» Information provided:

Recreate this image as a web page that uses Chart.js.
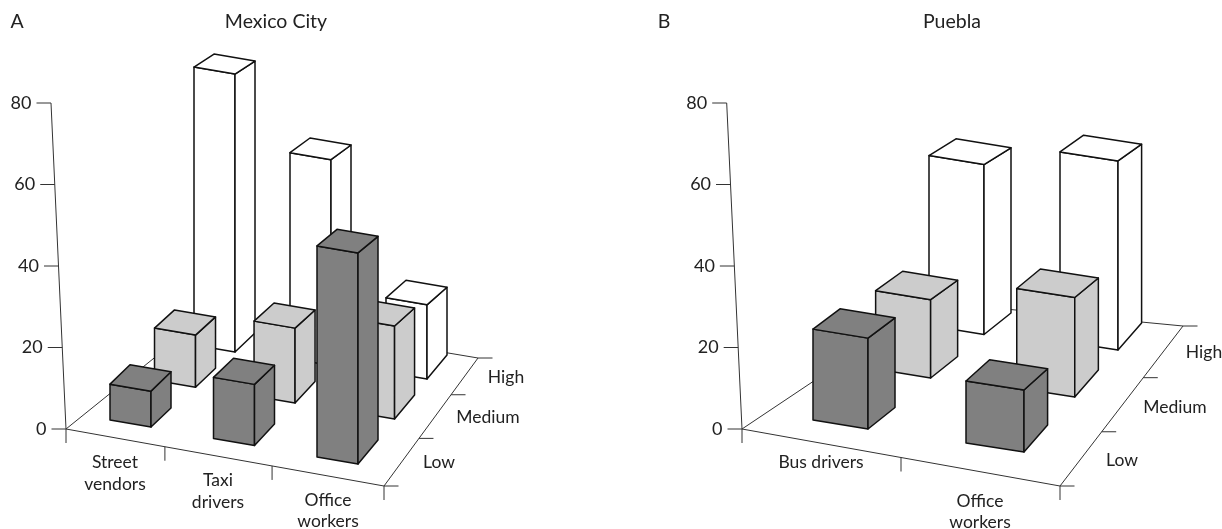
<!DOCTYPE html>
<html>
<head>
<meta charset="utf-8">
<title>Mexico City and Puebla</title>
<script src="https://cdn.jsdelivr.net/npm/chart.js@4/dist/chart.umd.min.js"></script>
<style>
  html, body { margin: 0; padding: 0; background: #fff; }
  #wrap { display: flex; width: 1222px; height: 529px; }
  canvas { display: block; }
</style>
</head>
<body>
<div id="wrap">
  <canvas id="chartA" width="611" height="529"></canvas>
  <canvas id="chartB" width="611" height="529"></canvas>
</div>
<script>
// ===============================
// DATA
// ===============================
const levels = ["Low", "Medium", "High"];
const yTicks = [0, 20, 40, 60, 80];

const mexicoCategories = ["Street vendors", "Taxi drivers", "Office workers"];
const mexicoLow = [8.8, 15, 51.8];
const mexicoMedium = [12.8, 18.4, 22.8];
const mexicoHigh = [68.2, 50.5, 18.2];

const pueblaCategories = ["Bus drivers", "Office workers"];
const pueblaLow = [22.3, 15.2];
const pueblaMedium = [19.2, 24.4];
const pueblaHigh = [41.7, 46.4];

// ===============================
// PANEL LAYOUT (page pixels)
// ===============================
const panelA = {
  canvasLeft: 0,
  letter: "A", letterX: 17,
  title: "Mexico City", titleX: 276,
  axisTopX: 51, axisBottomX: 66,
  floor: { front: [66, 429], right: [384, 486], back: [478, 358], corner: [210, 313] },
  catTicks: [0.311, 0.648],
  depthTicks: [0.372, 0.713],
  grid: { low: [[110, 420], [317, 457]], high: [[194, 345], [386, 372]], rows: [0, 0.53, 1] },
  bar: { width: [41, 41], slope: 7, depthL: [20, -19], depthR: [20, -24], topDepth: 11.5 },
  catLabels: [[115, 462, 484], [218, 480, 502], [328, 500, 521]],
  depthLabels: [[439, 462], [488, 417], [506, 377]]
};

const panelB = {
  canvasLeft: 611,
  letter: "B", letterX: 664,
  title: "Puebla", titleX: 952,
  axisTopX: 726.7, axisBottomX: 742,
  floor: { front: [742, 429], right: [1060, 486], back: [1183, 326], corner: [932, 302] },
  catTicks: [0.5],
  depthTicks: [0.339, 0.677],
  grid: { low: [[813, 420], [966, 443]], high: [[929, 325.5], [1060, 341]], rows: [0, 0.54, 1] },
  bar: { width: [55, 58], slope: 9, depthL: [27, -21.5], depthR: [23.6, -27], topDepth: 13.5 },
  catLabels: [[821, 462], [980, 501, 522]],
  depthLabels: [[1122, 460], [1175, 407], [1204, 352]]
};

const colors = { Low: "#808080", Medium: "#cccccc", High: "#ffffff" };
const titleFont = '19.5px Lato, "Open Sans", sans-serif';
const tickFont = '18px Lato, "Open Sans", sans-serif';
const labelFont = '17.5px Lato, "Open Sans", sans-serif';
const inkColor = "#222";
const axisColor = "#333";
const edgeColor = "#111";

function lerp(a, b, t) {
  return a + (b - a) * t;
}

function line(ctx, x1, y1, x2, y2) {
  ctx.beginPath();
  ctx.moveTo(x1, y1);
  ctx.lineTo(x2, y2);
  ctx.stroke();
}

function pointOn(a, b, t) {
  return [lerp(a[0], b[0], t), lerp(a[1], b[1], t)];
}

// ===============================
// 3D DRAWING PLUGIN
// ===============================
function drawAxes(chart, panel, ctx) {
  const scale = chart.scales.y;
  const top = scale.getPixelForValue(scale.max);
  const bottom = scale.getPixelForValue(scale.min);

  ctx.strokeStyle = axisColor;
  ctx.lineWidth = 1;

  // leaning value axis
  line(ctx, panel.axisTopX, top, panel.axisBottomX, bottom);
  line(ctx, panel.axisBottomX, bottom, panel.axisBottomX, bottom + 14);

  ctx.fillStyle = inkColor;
  ctx.font = tickFont;
  ctx.textAlign = "right";
  ctx.textBaseline = "middle";
  scale.ticks.forEach(tick => {
    const y = scale.getPixelForValue(tick.value);
    const x = lerp(panel.axisTopX, panel.axisBottomX, (y - top) / (bottom - top));
    line(ctx, x - 14.5, y, x, y);
    ctx.fillText(String(tick.value), x - 19.5, y);
  });

  // floor outline
  const f = panel.floor;
  ctx.beginPath();
  ctx.moveTo(f.corner[0], f.corner[1]);
  ctx.lineTo(f.front[0], f.front[1]);
  ctx.lineTo(f.right[0], f.right[1]);
  ctx.lineTo(f.back[0], f.back[1]);
  ctx.lineTo(f.corner[0], f.corner[1]);
  ctx.stroke();

  // category ticks along the front edge
  panel.catTicks.concat([1]).forEach(t => {
    const p = pointOn(f.front, f.right, t);
    line(ctx, p[0], p[1], p[0], p[1] + 14);
  });

  // level ticks along the right edge
  panel.depthTicks.concat([0, 1]).forEach(t => {
    const p = pointOn(f.right, f.back, t);
    line(ctx, p[0], p[1], p[0] + 14.5, p[1]);
  });
}

function floorPoint(panel, col, row, cols) {
  const g = panel.grid;
  const u = cols > 1 ? col / (cols - 1) : 0;
  const front = pointOn(g.low[0], g.low[1], u);
  const rear = pointOn(g.high[0], g.high[1], u);
  return pointOn(front, rear, g.rows[row]);
}

function drawBar(ctx, panel, col, cols, fl, height, fill) {
  const b = panel.bar;
  const u = cols > 1 ? col / (cols - 1) : 0;
  const width = lerp(b.width[0], b.width[1], u);
  const depth = pointOn(b.depthL, b.depthR, u);

  const fr = [fl[0] + width, fl[1] + b.slope];
  const br = [fr[0] + depth[0], fr[1] + depth[1]];

  // the top face looks flatter the higher it sits
  const topFL = [fl[0], fl[1] - height];
  const topFR = [fr[0], fr[1] - height];
  const topDepthY = b.topDepth + 0.02 * topFR[1];
  const topBR = [topFR[0] + depth[0], topFR[1] - topDepthY];
  const topBL = [topFL[0] + depth[0], topFL[1] - topDepthY];

  ctx.fillStyle = fill;
  ctx.strokeStyle = edgeColor;
  ctx.lineWidth = 1.5;
  ctx.lineJoin = "round";

  [[fl, fr, topFR, topFL], [fr, br, topBR, topFR], [topFL, topFR, topBR, topBL]].forEach(face => {
    ctx.beginPath();
    ctx.moveTo(face[0][0], face[0][1]);
    for (let i = 1; i < face.length; i++) {
      ctx.lineTo(face[i][0], face[i][1]);
    }
    ctx.closePath();
    ctx.fill();
    ctx.stroke();
  });
}

function drawLabels(chart, panel, ctx) {
  ctx.fillStyle = inkColor;
  ctx.textBaseline = "middle";
  ctx.textAlign = "center";

  ctx.font = titleFont;
  ctx.fillText(panel.letter, panel.letterX, 22);
  ctx.fillText(panel.title, panel.titleX, 22);

  ctx.font = labelFont;
  chart.data.labels.forEach((name, i) => {
    const place = panel.catLabels[i];
    const words = place.length > 2 ? name.split(" ") : [name];
    words.forEach((word, w) => ctx.fillText(word, place[0], place[w + 1]));
  });

  levels.forEach((name, i) => {
    ctx.fillText(name, panel.depthLabels[i][0], panel.depthLabels[i][1]);
  });
}

const bars3d = {
  id: "bars3d",
  afterDraw(chart, args, opts) {
    const panel = opts.panel;
    const ctx = chart.ctx;
    ctx.save();
    ctx.translate(-panel.canvasLeft, 0);

    drawAxes(chart, panel, ctx);

    // back row first, so nearer bars cover it
    const cols = chart.data.labels.length;
    for (let row = levels.length - 1; row >= 0; row--) {
      const meta = chart.getDatasetMeta(row);
      meta.data.forEach((el, col) => {
        const height = el.base - el.y;
        const fl = floorPoint(panel, col, row, cols);
        drawBar(ctx, panel, col, cols, fl, height, colors[levels[row]]);
      });
    }

    drawLabels(chart, panel, ctx);
    ctx.restore();
  }
};

// ===============================
// CHARTS
// ===============================
function makeChart(canvasId, panel, categories, low, medium, high) {
  const values = [low, medium, high];
  return new Chart(document.getElementById(canvasId), {
    type: "bar",
    data: {
      labels: categories,
      datasets: levels.map((name, i) => ({
        label: name,
        data: values[i],
        backgroundColor: "rgba(0,0,0,0)",
        borderWidth: 0
      }))
    },
    options: {
      responsive: false,
      animation: false,
      layout: { padding: { top: 103, bottom: 100 } },
      scales: {
        x: { display: false },
        y: {
          min: yTicks[0],
          max: yTicks[yTicks.length - 1],
          grid: { display: false },
          border: { display: false },
          ticks: { stepSize: yTicks[1] - yTicks[0], display: false }
        }
      },
      plugins: {
        legend: { display: false },
        tooltip: { enabled: false },
        bars3d: { panel: panel }
      }
    },
    plugins: [bars3d]
  });
}

makeChart("chartA", panelA, mexicoCategories, mexicoLow, mexicoMedium, mexicoHigh);
makeChart("chartB", panelB, pueblaCategories, pueblaLow, pueblaMedium, pueblaHigh);
</script>
</body>
</html>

» To be done: From the top of the listing above, repeat each line exactly until you reach the line containing "const pueblaHigh = [41.7, 46.4];", and repeat that one too. Leave the pictures out.

» Written answer:
Recreate this image as a web page that uses Chart.js.
<!DOCTYPE html>
<html>
<head>
<meta charset="utf-8">
<title>Mexico City and Puebla</title>
<script src="https://cdn.jsdelivr.net/npm/chart.js@4/dist/chart.umd.min.js"></script>
<style>
  html, body { margin: 0; padding: 0; background: #fff; }
  #wrap { display: flex; width: 1222px; height: 529px; }
  canvas { display: block; }
</style>
</head>
<body>
<div id="wrap">
  <canvas id="chartA" width="611" height="529"></canvas>
  <canvas id="chartB" width="611" height="529"></canvas>
</div>
<script>
// ===============================
// DATA
// ===============================
const levels = ["Low", "Medium", "High"];
const yTicks = [0, 20, 40, 60, 80];

const mexicoCategories = ["Street vendors", "Taxi drivers", "Office workers"];
const mexicoLow = [8.8, 15, 51.8];
const mexicoMedium = [12.8, 18.4, 22.8];
const mexicoHigh = [68.2, 50.5, 18.2];

const pueblaCategories = ["Bus drivers", "Office workers"];
const pueblaLow = [22.3, 15.2];
const pueblaMedium = [19.2, 24.4];
const pueblaHigh = [41.7, 46.4];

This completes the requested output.